• Task requirements:
Transcribe the full listing exactly, and drop every picture.

• Collected data:
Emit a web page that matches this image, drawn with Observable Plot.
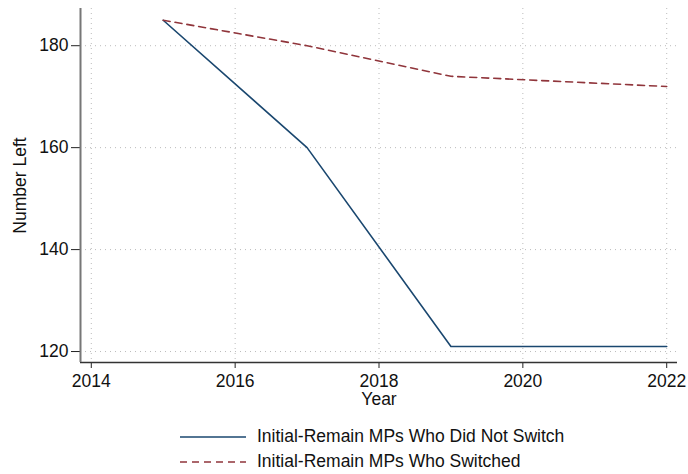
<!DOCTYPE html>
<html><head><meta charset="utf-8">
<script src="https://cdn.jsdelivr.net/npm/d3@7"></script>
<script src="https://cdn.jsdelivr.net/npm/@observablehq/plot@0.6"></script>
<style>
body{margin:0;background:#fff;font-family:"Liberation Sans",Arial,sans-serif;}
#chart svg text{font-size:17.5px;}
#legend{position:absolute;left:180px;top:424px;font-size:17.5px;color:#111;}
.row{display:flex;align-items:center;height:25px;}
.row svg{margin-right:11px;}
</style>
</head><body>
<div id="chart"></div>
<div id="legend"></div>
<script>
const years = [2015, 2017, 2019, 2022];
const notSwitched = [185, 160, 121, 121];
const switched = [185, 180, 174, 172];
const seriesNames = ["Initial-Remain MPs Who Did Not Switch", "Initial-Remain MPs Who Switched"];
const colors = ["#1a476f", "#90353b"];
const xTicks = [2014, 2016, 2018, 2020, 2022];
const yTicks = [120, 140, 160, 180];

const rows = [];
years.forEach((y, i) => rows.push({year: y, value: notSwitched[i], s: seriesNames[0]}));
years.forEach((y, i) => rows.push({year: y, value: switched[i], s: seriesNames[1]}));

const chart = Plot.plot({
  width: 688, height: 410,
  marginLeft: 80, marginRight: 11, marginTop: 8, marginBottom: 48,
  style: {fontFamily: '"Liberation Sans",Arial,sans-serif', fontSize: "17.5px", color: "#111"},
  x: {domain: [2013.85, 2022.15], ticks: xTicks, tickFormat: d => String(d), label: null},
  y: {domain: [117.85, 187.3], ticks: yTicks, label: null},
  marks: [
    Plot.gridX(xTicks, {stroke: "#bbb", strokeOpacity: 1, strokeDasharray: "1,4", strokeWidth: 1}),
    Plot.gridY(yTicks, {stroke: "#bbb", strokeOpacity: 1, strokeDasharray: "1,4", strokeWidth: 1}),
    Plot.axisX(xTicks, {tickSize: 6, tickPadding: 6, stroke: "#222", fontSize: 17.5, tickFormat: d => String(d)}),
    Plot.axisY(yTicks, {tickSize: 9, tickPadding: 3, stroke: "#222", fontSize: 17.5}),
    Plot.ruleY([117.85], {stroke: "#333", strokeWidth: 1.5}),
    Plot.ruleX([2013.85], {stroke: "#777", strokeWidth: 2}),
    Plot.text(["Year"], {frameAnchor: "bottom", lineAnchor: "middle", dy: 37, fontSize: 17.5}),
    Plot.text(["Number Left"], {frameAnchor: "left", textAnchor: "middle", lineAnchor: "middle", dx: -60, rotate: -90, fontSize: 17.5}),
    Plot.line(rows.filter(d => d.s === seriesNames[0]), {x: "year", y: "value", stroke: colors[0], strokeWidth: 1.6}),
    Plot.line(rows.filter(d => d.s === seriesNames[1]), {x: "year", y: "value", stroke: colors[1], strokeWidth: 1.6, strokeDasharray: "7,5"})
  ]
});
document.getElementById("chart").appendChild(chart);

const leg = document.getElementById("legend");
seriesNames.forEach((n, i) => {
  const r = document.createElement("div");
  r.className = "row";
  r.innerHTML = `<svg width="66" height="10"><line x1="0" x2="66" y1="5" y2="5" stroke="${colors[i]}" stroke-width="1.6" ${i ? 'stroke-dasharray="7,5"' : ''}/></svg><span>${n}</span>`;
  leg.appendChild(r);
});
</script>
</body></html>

• Answer:
Emit a web page that matches this image, drawn with Observable Plot.
<!DOCTYPE html>
<html><head><meta charset="utf-8">
<script src="https://cdn.jsdelivr.net/npm/d3@7"></script>
<script src="https://cdn.jsdelivr.net/npm/@observablehq/plot@0.6"></script>
<style>
body{margin:0;background:#fff;font-family:"Liberation Sans",Arial,sans-serif;}
#chart svg text{font-size:17.5px;}
#legend{position:absolute;left:180px;top:424px;font-size:17.5px;color:#111;}
.row{display:flex;align-items:center;height:25px;}
.row svg{margin-right:11px;}
</style>
</head><body>
<div id="chart"></div>
<div id="legend"></div>
<script>
const years = [2015, 2017, 2019, 2022];
const notSwitched = [185, 160, 121, 121];
const switched = [185, 180, 174, 172];
const seriesNames = ["Initial-Remain MPs Who Did Not Switch", "Initial-Remain MPs Who Switched"];
const colors = ["#1a476f", "#90353b"];
const xTicks = [2014, 2016, 2018, 2020, 2022];
const yTicks = [120, 140, 160, 180];

const rows = [];
years.forEach((y, i) => rows.push({year: y, value: notSwitched[i], s: seriesNames[0]}));
years.forEach((y, i) => rows.push({year: y, value: switched[i], s: seriesNames[1]}));

const chart = Plot.plot({
  width: 688, height: 410,
  marginLeft: 80, marginRight: 11, marginTop: 8, marginBottom: 48,
  style: {fontFamily: '"Liberation Sans",Arial,sans-serif', fontSize: "17.5px", color: "#111"},
  x: {domain: [2013.85, 2022.15], ticks: xTicks, tickFormat: d => String(d), label: null},
  y: {domain: [117.85, 187.3], ticks: yTicks, label: null},
  marks: [
    Plot.gridX(xTicks, {stroke: "#bbb", strokeOpacity: 1, strokeDasharray: "1,4", strokeWidth: 1}),
    Plot.gridY(yTicks, {stroke: "#bbb", strokeOpacity: 1, strokeDasharray: "1,4", strokeWidth: 1}),
    Plot.axisX(xTicks, {tickSize: 6, tickPadding: 6, stroke: "#222", fontSize: 17.5, tickFormat: d => String(d)}),
    Plot.axisY(yTicks, {tickSize: 9, tickPadding: 3, stroke: "#222", fontSize: 17.5}),
    Plot.ruleY([117.85], {stroke: "#333", strokeWidth: 1.5}),
    Plot.ruleX([2013.85], {stroke: "#777", strokeWidth: 2}),
    Plot.text(["Year"], {frameAnchor: "bottom", lineAnchor: "middle", dy: 37, fontSize: 17.5}),
    Plot.text(["Number Left"], {frameAnchor: "left", textAnchor: "middle", lineAnchor: "middle", dx: -60, rotate: -90, fontSize: 17.5}),
    Plot.line(rows.filter(d => d.s === seriesNames[0]), {x: "year", y: "value", stroke: colors[0], strokeWidth: 1.6}),
    Plot.line(rows.filter(d => d.s === seriesNames[1]), {x: "year", y: "value", stroke: colors[1], strokeWidth: 1.6, strokeDasharray: "7,5"})
  ]
});
document.getElementById("chart").appendChild(chart);

const leg = document.getElementById("legend");
seriesNames.forEach((n, i) => {
  const r = document.createElement("div");
  r.className = "row";
  r.innerHTML = `<svg width="66" height="10"><line x1="0" x2="66" y1="5" y2="5" stroke="${colors[i]}" stroke-width="1.6" ${i ? 'stroke-dasharray="7,5"' : ''}/></svg><span>${n}</span>`;
  leg.appendChild(r);
});
</script>
</body></html>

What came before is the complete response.